If you want to execute some that does not use the es
register for instance, and yer out of registers to hold
values, why not push es on the stack and pop it later on.
It IS tricky, I know. But since memory operations are
slower, and a segment register is not used anyway, why not
use it? Just be bold

Ah yes, Michael Abrash, he helped code Quake 1.. wow.
The book you are refering to is probably "Zen of Assembly
Language". I've got it. But I am lacking time. I will
definitely read it some time though. What's the use of
programming in assembly anyway if yer code is not optimal.
I wouldn't be surprised if some C compilers out there can
do a better job in generating machine code than me...

ontopic:
Can anybody confirm my findings in my previous post?
I would like a second opinion.

thx.

 

[lionelhill]

You can push and pop what you like on the stack, but my reason for urging caution about putting ordinary numbers (rather than segment addresses) in the segment registers is that in 32-bit world it won't work.
In 16-bit world it's fine because a segment is simply an address shifted left 4 places. Any segment number can be valid. In 32-bit world a segment is an index into a table, and if you choose an index that doesn't exist, there will be an error. Therefore the segment registers in 32-bit world may only be used to hold the numbers of valid segments, not the number of dots you still need to draw before the end of the screen, or whatever other piece of data won't fit into the normal register set.
Besides which, there's not much to be gained by misuse of a seg register; pushing and popping is a pretty quick way to free up a register temporarily.

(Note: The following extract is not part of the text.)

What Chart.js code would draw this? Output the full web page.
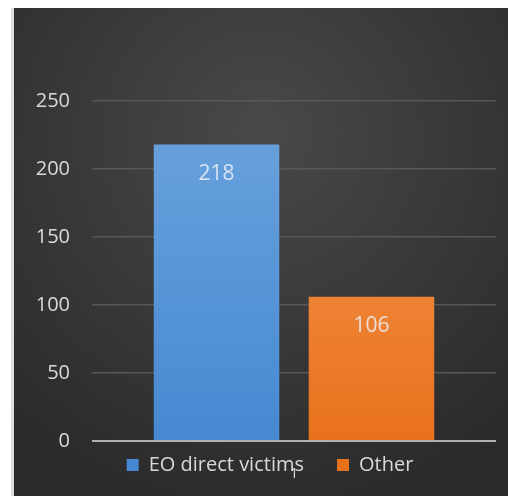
<!DOCTYPE html>
<html>
<head>
<meta charset="utf-8">
<script src="https://cdn.jsdelivr.net/npm/chart.js@4.4.0/dist/chart.umd.min.js"></script>
<style>
    html, body { margin: 0; padding: 0; background: #fff; }
    body { width: 508px; height: 496px; position: relative; overflow: hidden; }
    #edge { position: absolute; left: 11px; top: 8px; width: 3px; height: 488px; background: #dedede; }
    #wrap { position: absolute; left: 14px; top: 8px; width: 494px; height: 488px; }
</style>
</head>
<body>
<div id="edge"></div>
<div id="wrap"><canvas id="myChart" width="494" height="488"></canvas></div>
<script>
const categories = ['1'];
const seriesNames = ['EO direct victims', 'Other'];
const eoValues = [218];
const otherValues = [106];
const yTicks = [0, 50, 100, 150, 200, 250];

const fontFam = "'Open Sans', 'Noto Sans', sans-serif";
const textCol = '#d9d9d9';

function barGradient(ctx, top, bottom) {
    const chart = ctx.chart;
    const area = chart.chartArea;
    if (!area) return bottom;
    const g = chart.ctx.createLinearGradient(0, area.top, 0, area.bottom);
    g.addColorStop(0, top);
    g.addColorStop(1, bottom);
    return g;
}

// dark radial backdrop
const backdrop = {
    id: 'backdrop',
    beforeDraw(chart) {
        const c = chart.ctx;
        const w = chart.width, h = chart.height;
        const g = c.createRadialGradient(w * 0.5, h * 0.25, 10, w * 0.5, h * 0.3, w * 0.75);
        g.addColorStop(0, '#484848');
        g.addColorStop(1, '#2a2a2a');
        c.save();
        c.fillStyle = g;
        c.fillRect(0, 0, w, h);
        c.restore();
    },
    // nudge the legend a bit right, like the original
    afterLayout(chart) {
        if (chart.legend) {
            chart.legend.left += 15;
            chart.legend.right += 15;
        }
    }
};

// value labels inside bars + the lone category label under the axis
const valueLabels = {
    id: 'valueLabels',
    afterDatasetsDraw(chart) {
        const c = chart.ctx;
        c.save();
        c.font = '21px ' + fontFam;
        c.textAlign = 'center';
        c.textBaseline = 'middle';
        chart.data.datasets.forEach((ds, i) => {
            const meta = chart.getDatasetMeta(i);
            meta.data.forEach((bar, j) => {
                c.fillStyle = 'rgba(235,240,248,0.85)';
                c.fillText(ds.data[j], bar.x, bar.y + 29);
            });
        });
        c.font = '15px ' + fontFam;
        c.fillStyle = textCol;
        categories.forEach((cat, k) => {
            c.fillText(cat, chart.scales.x.getPixelForValue(k), chart.chartArea.bottom + 33);
        });
        c.restore();
    }
};

const ctx = document.getElementById('myChart').getContext('2d');
const myChart = new Chart(ctx, {
    type: 'bar',
    data: {
        labels: categories,
        datasets: [{
            label: seriesNames[0],
            data: eoValues,
            backgroundColor: (c) => barGradient(c, '#6ba3dd', '#4689d2'),
            categoryPercentage: 0.767,
            barPercentage: 0.81
        }, {
            label: seriesNames[1],
            data: otherValues,
            backgroundColor: (c) => barGradient(c, '#f79a56', '#e8711c'),
            categoryPercentage: 0.767,
            barPercentage: 0.81
        }]
    },
    options: {
        responsive: false,
        animation: false,
        layout: {
            padding: { top: 93, right: 12, bottom: -8, left: 0 }
        },
        scales: {
            y: {
                min: 0,
                max: 250,
                afterBuildTicks: (scale) => { scale.ticks = yTicks.map(v => ({ value: v })); },
                afterFit: (scale) => { scale.width = 78; },
                border: { display: false },
                grid: {
                    drawTicks: false,
                    color: (c) => c.tick && c.tick.value === 0 ? '#b0b0b0' : '#575757',
                    lineWidth: (c) => c.tick && c.tick.value === 0 ? 2 : 1.5
                },
                ticks: {
                    padding: 22,
                    color: textCol,
                    font: { family: fontFam, size: 20 }
                }
            },
            x: {
                afterFit: (scale) => { scale.height = -19; },
                border: { display: false },
                grid: { display: false, drawTicks: false },
                ticks: { display: false }
            }
        },
        plugins: {
            legend: {
                position: 'bottom',
                labels: {
                    color: textCol,
                    boxWidth: 12,
                    boxHeight: 12,
                    padding: 33,
                    font: { family: fontFam, size: 20 }
                }
            },
            tooltip: { enabled: false }
        }
    },
    plugins: [backdrop, valueLabels]
});
</script>
</body>
</html>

A cheeky thing you can do in 16-bit code using the 32 bit instructions is to use bswap, which turns the bytes of a 32-bit register from Mac order to IBM order/vice versa. This provides a convenient way to move the bottom (working) 16 bits into the upper (out of the way) bits, from which they can be retrieved later in the same way. But beware, bswap isn't the fastest/most pairable instruction, so far as I know.

I agree entirely about only using assembler where it't important, and therefore also needs to be right. Good attitude.